Probing the Deep Rheology of Tibet: Constraints from the 2008 Mw 7.9 Wenchuan, China Earthquake

The time-dependent surface deformation after a large earthquake reflects the response to the redistribution of stresses induced by the earthquake and can be used to probe the viscous strength of the lithosphere. Hence, understanding and modeling the postseismic processes can help determine the rheological structure of an area. The 2008 M_w 7.9 Wenchuan earthquake occurred at the eastern flank of the Tibetan Plateau, China, and its postseismic deformation gives us an opportunity to examine the long lasting question of whether the growth of the Tibetan Plateau is by brittle crustal thickening or by lower crustal flow.

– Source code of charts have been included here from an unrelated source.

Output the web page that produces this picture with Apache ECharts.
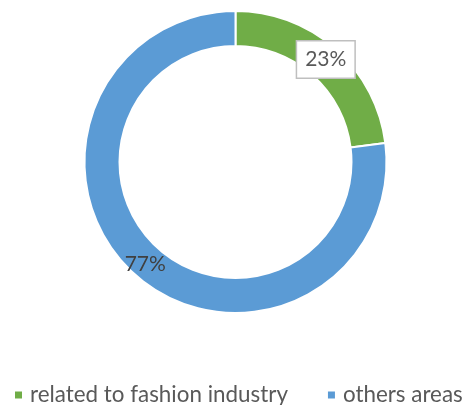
<!DOCTYPE html>
<html>
<head>
<meta charset="utf-8">
<script src="https://cdn.jsdelivr.net/npm/echarts@6/dist/echarts.min.js"></script>
<style>
  html, body { margin: 0; padding: 0; background: #fff; }
  #chart { width: 466px; height: 405px; }
</style>
</head>
<body>
<div id="chart"></div>
<script>
// Share of respondents by area of work
const categories = ['related to fashion industry', 'others areas'];
const shares = [23, 77];
const colors = ['#70AD47', '#5B9BD5'];

const chart = echarts.init(document.getElementById('chart'), null, { renderer: 'canvas' });

chart.setOption({
  animation: false,
  color: colors,
  legend: {
    top: 383,
    left: 13,
    width: 480,
    padding: 0,
    icon: 'rect',
    itemWidth: 9,
    itemHeight: 9,
    itemGap: 38,
    textStyle: { fontFamily: 'Lato', fontSize: 22.4, lineHeight: 24, color: '#595959', padding: [0, 0, 0, 2] },
    data: categories
  },
  series: [{
    type: 'pie',
    center: [235.5, 162],
    radius: [116, 151],
    startAngle: 90,
    clockwise: true,
    itemStyle: { borderColor: '#fff', borderWidth: 2 },
    label: {
      show: true,
      position: 'inside',
      formatter: '{c}%',
      fontFamily: 'Lato',
      fontSize: 21,
      color: '#404040'
    },
    labelLine: { show: false },
    data: categories.map((name, i) => ({
      name,
      value: shares[i],
      label: i === 0 ? {
        backgroundColor: '#fff',
        borderColor: '#BFBFBF',
        borderWidth: 1.5,
        padding: [8, 8, 7, 8],
        color: '#595959'
      } : {}
    }))
  }]
});
</script>
</body>
</html>
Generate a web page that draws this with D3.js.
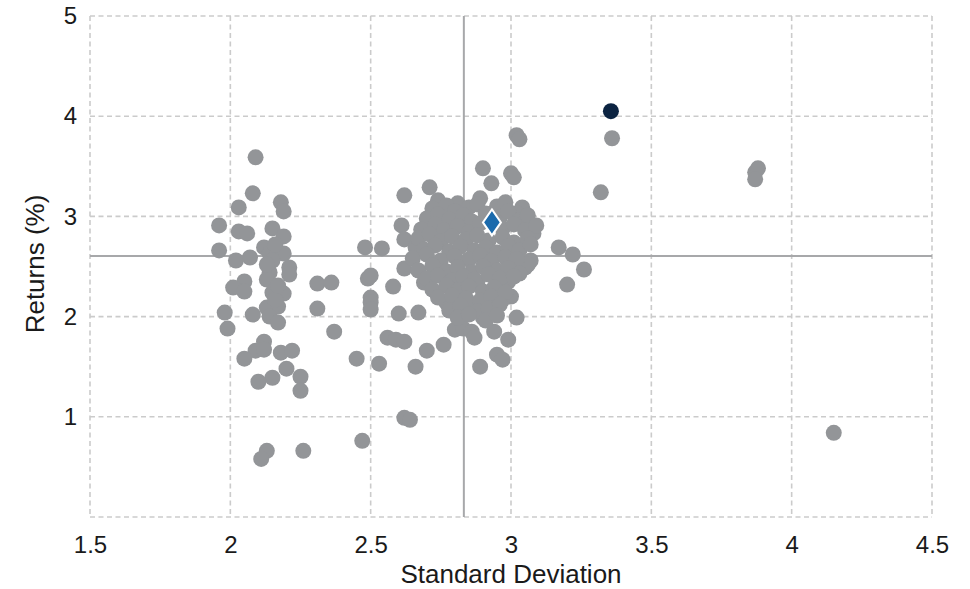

We process the InSAR data with more stable points in Longmenshan area, and set a threshold for each interferogram for phase unwrapping. The stable points selected based on this procedure are used for the time-series analysis spanning from mid 2008 to the end of 2009. Seventeen ALOS PALSAR and 22 ENVISAT interferograms reveal a pronounced postseismic uplift of up to 3 cm in the southern Longmenshan 1.5 years after the main shock, which decreases to zero along the northern Longmenshan. An analytical solution of viscoelastic relaxation based on a layered spherical Earth is applied for the calculation of the postseismic deformation. With a five-segment coseismic rupture geometry with different slip that extends to a depth of 20 km and runs along the 285 km Longmenshan fault zone oriented 229°, we find a best fitting forward model composed of a 20 km thick elastic upper crust and a Burgers body lower crust with a steady-state viscosity of 10¹⁹ Pa s and a transient viscosity of 4×10¹⁸ Pa s. This preliminary forward model can better fit the middle- to far-field InSAR data. The poor fit in the near-field is likely due to the over-simplification of the rheologic structure along the boundary of the Plateau and the adjoining Sichuan basin and because we did not consider the contributions of afterslip and poroelastic deformation in these preliminary models. Ongoing work focuses on the consideration of additional postseismic relaxation processes and on developing a more appropriate 3D rheological structure of the Plateau boundary region.